Last night I had commercial (Tyson) bacon, cooked to crispness. By the end of my second strip I was wondering why I was eating it, there was something putting me off. Just now I had Fiedler Farms, pastured bacon, which went down better. I tried to cook it thoroughly (control your variables) but it wasn't as crisp as the Tyson; I think it's notably thicker than the Tyson. So, preliminary result favors the pastured bacon with a caveat about cooking difference. Price difference: $6/lb for Fiedler and I don't remember for Tyson.

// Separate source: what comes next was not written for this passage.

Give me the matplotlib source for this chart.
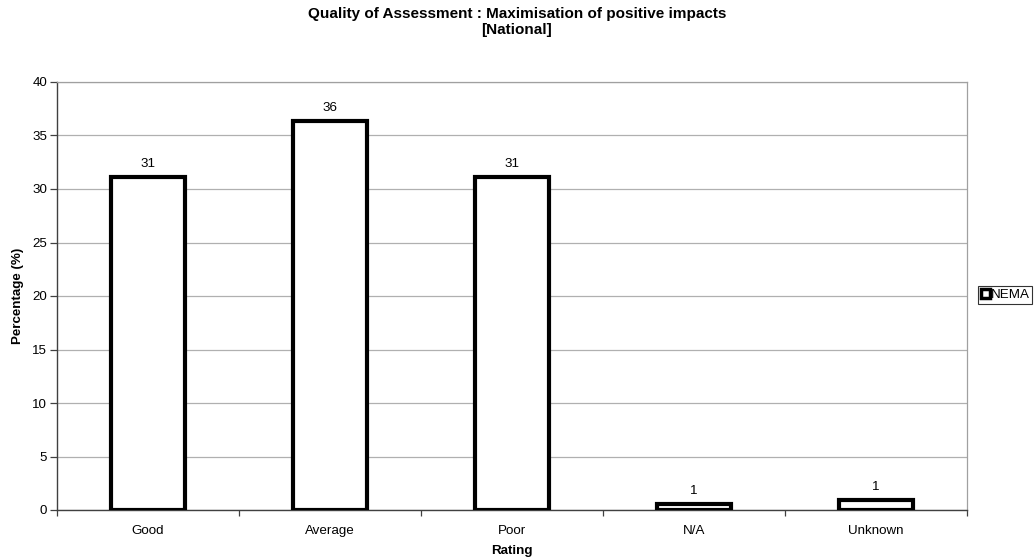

Right after that I had some fried eggs, one from an organic farmer, veggie feed but not free-range, kept in a pen ($2.50/dozen), and one free-range ($3/dozen). Feed is probably similar except that the free-range could hopefully get some insects. I didn't ask what kind of range the hens are free over, though. Both seem to have thicker shells than usual, not that I have a commerical egg for control (I cringe at the thought of wasting food, but remind myself those are 80 cents/dozen, I should get one). The organic looked whiter right of the shell, and maybe even more orange in the yolk, while the free-range had more of the transparent stuff. I think it was smaller, too. In the cooked state I think they were similar, with a possible free range taste advantage but I'd need blind tests to be confident. Oddly, the yolk as it ran out seemed deeper in the free-range egg at that point.

I've got some pesticide/not broccoli as well, but that can wait.